By setting the language identifier in a grammar, you can load different acoustic models and
get recognitions in various languages.
In order to recognize sounds from different languages, we "train" the Speech Recognizer
on large sets of transcribed audio from each language. The result of this process is an acoustic
model, a large file that contains information about the way words in a language sound.
The LumenVox Speech Recognizer includes support for American English, Australian English, Indian English, U.K. English,
Mexican Spanish, South American Spanish, Canadian French and Brazilian Portuguese.
Configuring Acoustic Models
10.0 and later
Starting with version 10.0, the LumenVox Speech Recognizer no longer includes all of its acoustic models with the standard installation. Instead, the acoustic models are broken out into individual packages for selective installation and configuration. They are available with the rest of the installation packages at www.LumenVox.com/packages.

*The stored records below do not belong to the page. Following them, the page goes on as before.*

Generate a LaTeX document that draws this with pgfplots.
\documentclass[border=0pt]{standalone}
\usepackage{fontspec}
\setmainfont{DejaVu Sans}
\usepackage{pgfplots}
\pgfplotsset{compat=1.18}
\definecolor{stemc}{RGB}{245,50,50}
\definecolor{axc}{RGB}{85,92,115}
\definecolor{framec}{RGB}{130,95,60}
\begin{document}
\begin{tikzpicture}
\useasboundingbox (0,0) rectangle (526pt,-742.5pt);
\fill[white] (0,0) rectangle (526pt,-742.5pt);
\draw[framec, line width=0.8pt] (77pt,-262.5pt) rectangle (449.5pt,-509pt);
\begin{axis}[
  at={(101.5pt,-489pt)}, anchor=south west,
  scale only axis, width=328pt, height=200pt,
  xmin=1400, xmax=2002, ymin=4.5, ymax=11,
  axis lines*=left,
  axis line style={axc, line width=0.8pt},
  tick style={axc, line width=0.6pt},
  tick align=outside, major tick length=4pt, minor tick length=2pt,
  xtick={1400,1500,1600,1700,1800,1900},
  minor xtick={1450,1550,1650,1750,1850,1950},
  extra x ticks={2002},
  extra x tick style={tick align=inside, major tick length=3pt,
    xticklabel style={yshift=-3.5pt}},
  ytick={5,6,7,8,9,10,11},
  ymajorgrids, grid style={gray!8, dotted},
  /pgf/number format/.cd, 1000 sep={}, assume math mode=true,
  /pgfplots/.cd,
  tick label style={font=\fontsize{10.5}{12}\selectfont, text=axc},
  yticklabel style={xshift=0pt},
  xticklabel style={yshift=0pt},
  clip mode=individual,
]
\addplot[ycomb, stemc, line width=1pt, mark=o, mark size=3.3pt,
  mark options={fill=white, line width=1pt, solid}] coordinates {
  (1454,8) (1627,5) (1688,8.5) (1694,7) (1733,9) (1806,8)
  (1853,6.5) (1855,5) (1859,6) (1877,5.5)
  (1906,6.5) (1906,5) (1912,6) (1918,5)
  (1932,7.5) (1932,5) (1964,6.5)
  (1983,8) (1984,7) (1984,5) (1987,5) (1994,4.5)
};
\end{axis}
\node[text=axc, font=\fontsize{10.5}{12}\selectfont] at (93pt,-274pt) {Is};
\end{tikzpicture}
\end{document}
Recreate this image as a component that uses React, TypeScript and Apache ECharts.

By default, the en-US (American English) model is installed with the ASR and loaded automatically. If you wish to use another acoustic model, you only need to install the acoustic model. During its installation, the appropriate components are put into directories needed by the ASR. You do not need to move the models around between folders.
As is always the case, you will need to declare which acoustic model you want the audio decoded against in the grammar header's language declaration. You can only decode audio against a single acoustic model.
If you wish to remove an acoustic model, you can use the Windows Add/Remove Programs function, or in Linux call rpm -e packagename.
9.5 and prior
The Speech Engine comes complete with all of the acoustic models you need in order to use the
supported languages. By default, the Speech Engine will only recognize American English. To use
other languages, you must first copy them into the proper folder.
On Windows, inside the Engine's installation directory is a Lang folder, and inside of that is a directory called
OtherLanguages which contains the various acoustic models. On Linux, these models are in /etc/lumenvox/Lang/ by default.
Simply copy the models you wish to use into the Dict directory in the Lang folder. You must stop and restart the Speech
Engine service for these
new models to be available.
It is very important to note that you cannot have two acoustic models active the same time. Within an
application, you could switch between English and Spanish, but you could not decode an utterance against
both models at the same time. This means you cannot have two grammars with different languages active at
once -- doing so will cause an error.
Each acoustic model uses a significant amount of memory, so you should not load models you will not be
using. If you need models that use less memory (at a cost of being less accurate), you should see our
instructions for less memory intensive models.
Continuous vs. Semi-Continuous Models
Previous to version 9.5, the LumenVox Speech Recognizer used either of two algorithms for recognizing patterns in speech – continuous or semi-continuous acoustic models.
As of version 9.5, all acoustic models have been rebuilt using the improved continuous model. If you are using a semi-continuous model on a version after 9.5, it is advised that you switch to the continuous version.
In most cases, more accuracy can be gained from the continuous model, but at the expense of processing time. The continuous model typically uses 15-20% more processing time than the semi-continuous.
If you’re using an acoustic model that does not have continuous mode support, then you must switch to the semi-continuous mode. Otherwise the Speech Recognizer will not function correctly.
If you are looking to use a continuous mode-supported acoustic model (en-AU Australian English, for example), and you’ve already declared the continuous mode in your sre_server.conf, then you only need to load the acoustic model as normal.
All languages are supported with the Semi-Continuous decoder. Please see our Continuous vs. Semi-Continuous Model page for help in switching between the model types.
Which Language to Use?
Which one you should use for your application will usually be obvious. A call router in America is best
served by American English, and one in Australia by Australian English.
But there are cases where it's not so clear. What if you were developing an application for South African
speakers, who speak an English dialect for which there is currently no acoustic model?
In that case you may want to try UK English first, as South African English is heavily influenced by UK
English, and then the other models. The same sort of logic would go for other English or Spanish dialects.
For instance, if you want to recognize Spanish speakers from Spain, you would try both our Mexican and South
American Spanish models to see which works best.
You may need to experiment a little bit to see which model works best for your speakers. Try different
models and add phonetic spellings for words that are commonly misrecognized.